In the material below, find every line with "chart" and pull it out.

_ _ _ _ _

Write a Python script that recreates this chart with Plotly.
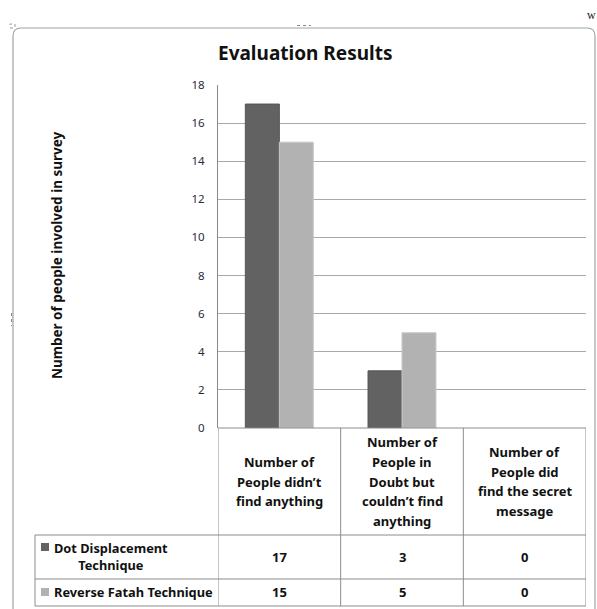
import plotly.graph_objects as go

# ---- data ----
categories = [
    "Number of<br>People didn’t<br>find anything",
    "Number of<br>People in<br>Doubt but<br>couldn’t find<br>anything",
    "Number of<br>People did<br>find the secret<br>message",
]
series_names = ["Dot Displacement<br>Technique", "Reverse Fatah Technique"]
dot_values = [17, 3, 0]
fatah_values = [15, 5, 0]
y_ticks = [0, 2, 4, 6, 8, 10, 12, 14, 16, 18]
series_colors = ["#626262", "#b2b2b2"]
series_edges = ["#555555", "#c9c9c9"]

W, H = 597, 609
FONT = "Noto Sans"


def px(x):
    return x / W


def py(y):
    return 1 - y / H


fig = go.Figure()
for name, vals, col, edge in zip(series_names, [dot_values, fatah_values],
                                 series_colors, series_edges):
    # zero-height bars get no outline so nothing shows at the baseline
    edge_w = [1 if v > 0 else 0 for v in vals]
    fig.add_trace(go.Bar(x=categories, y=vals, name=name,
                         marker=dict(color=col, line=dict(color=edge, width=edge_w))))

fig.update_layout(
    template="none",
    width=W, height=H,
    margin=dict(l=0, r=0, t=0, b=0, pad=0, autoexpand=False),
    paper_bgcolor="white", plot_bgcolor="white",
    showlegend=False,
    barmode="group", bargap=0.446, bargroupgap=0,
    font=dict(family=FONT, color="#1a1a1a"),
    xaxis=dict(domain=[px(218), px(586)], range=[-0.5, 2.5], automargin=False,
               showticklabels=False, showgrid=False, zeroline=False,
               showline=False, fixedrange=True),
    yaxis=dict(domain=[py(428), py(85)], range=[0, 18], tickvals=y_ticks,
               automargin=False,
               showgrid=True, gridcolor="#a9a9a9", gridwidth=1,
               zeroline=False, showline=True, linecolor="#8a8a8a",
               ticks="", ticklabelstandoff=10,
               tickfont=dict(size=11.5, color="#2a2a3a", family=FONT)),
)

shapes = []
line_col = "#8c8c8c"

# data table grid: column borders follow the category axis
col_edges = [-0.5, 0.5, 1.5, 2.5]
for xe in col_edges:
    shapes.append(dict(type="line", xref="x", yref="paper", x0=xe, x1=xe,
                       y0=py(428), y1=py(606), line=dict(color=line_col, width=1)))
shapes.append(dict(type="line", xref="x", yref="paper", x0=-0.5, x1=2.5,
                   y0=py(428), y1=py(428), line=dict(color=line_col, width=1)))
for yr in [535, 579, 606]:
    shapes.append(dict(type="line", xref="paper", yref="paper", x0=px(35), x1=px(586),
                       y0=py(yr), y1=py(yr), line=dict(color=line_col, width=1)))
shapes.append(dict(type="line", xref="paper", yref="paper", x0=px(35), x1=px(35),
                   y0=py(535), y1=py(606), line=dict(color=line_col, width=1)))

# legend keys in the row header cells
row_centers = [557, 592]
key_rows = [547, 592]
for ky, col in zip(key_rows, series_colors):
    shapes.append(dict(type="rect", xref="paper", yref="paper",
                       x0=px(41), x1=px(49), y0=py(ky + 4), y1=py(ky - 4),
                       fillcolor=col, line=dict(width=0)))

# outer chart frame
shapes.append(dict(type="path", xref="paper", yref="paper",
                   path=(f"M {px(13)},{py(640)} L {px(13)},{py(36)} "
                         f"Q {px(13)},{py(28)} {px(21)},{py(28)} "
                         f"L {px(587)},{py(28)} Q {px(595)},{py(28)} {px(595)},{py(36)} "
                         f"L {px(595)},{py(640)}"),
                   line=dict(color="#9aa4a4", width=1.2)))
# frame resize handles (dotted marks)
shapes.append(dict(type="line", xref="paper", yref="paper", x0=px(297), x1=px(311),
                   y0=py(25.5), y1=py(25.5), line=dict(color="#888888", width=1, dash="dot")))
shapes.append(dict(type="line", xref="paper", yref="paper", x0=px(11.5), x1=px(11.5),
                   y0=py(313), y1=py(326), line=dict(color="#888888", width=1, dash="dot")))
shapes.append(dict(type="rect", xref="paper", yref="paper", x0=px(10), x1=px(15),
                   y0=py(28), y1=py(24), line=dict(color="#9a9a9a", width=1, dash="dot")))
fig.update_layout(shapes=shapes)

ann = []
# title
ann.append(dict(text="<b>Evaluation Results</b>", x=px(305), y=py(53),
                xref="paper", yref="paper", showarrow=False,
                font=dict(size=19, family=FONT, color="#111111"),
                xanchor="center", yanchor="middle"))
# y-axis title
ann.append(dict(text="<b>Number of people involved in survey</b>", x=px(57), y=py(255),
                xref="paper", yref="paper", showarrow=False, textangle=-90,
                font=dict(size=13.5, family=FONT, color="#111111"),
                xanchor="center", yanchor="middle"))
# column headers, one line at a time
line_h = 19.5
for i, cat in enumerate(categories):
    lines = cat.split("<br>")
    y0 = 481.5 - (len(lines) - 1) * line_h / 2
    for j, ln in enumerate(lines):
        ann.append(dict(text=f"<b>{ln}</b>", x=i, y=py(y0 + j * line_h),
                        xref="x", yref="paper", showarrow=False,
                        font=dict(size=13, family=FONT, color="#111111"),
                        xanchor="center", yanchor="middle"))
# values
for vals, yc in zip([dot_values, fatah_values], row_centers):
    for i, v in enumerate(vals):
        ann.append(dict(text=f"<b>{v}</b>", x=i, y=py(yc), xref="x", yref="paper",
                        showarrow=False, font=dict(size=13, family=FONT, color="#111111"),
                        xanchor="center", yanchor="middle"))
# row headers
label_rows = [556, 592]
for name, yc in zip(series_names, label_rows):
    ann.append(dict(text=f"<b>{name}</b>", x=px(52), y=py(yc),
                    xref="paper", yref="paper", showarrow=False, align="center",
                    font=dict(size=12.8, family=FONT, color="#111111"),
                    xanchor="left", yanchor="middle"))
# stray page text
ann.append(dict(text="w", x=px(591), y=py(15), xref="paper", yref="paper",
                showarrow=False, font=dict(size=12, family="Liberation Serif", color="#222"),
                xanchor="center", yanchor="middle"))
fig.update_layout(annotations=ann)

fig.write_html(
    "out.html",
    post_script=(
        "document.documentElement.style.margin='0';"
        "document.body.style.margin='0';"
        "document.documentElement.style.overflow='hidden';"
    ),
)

_ _ _ _ _

• _Answer below_
Write a Python script that recreates this chart with Plotly.
# outer chart frame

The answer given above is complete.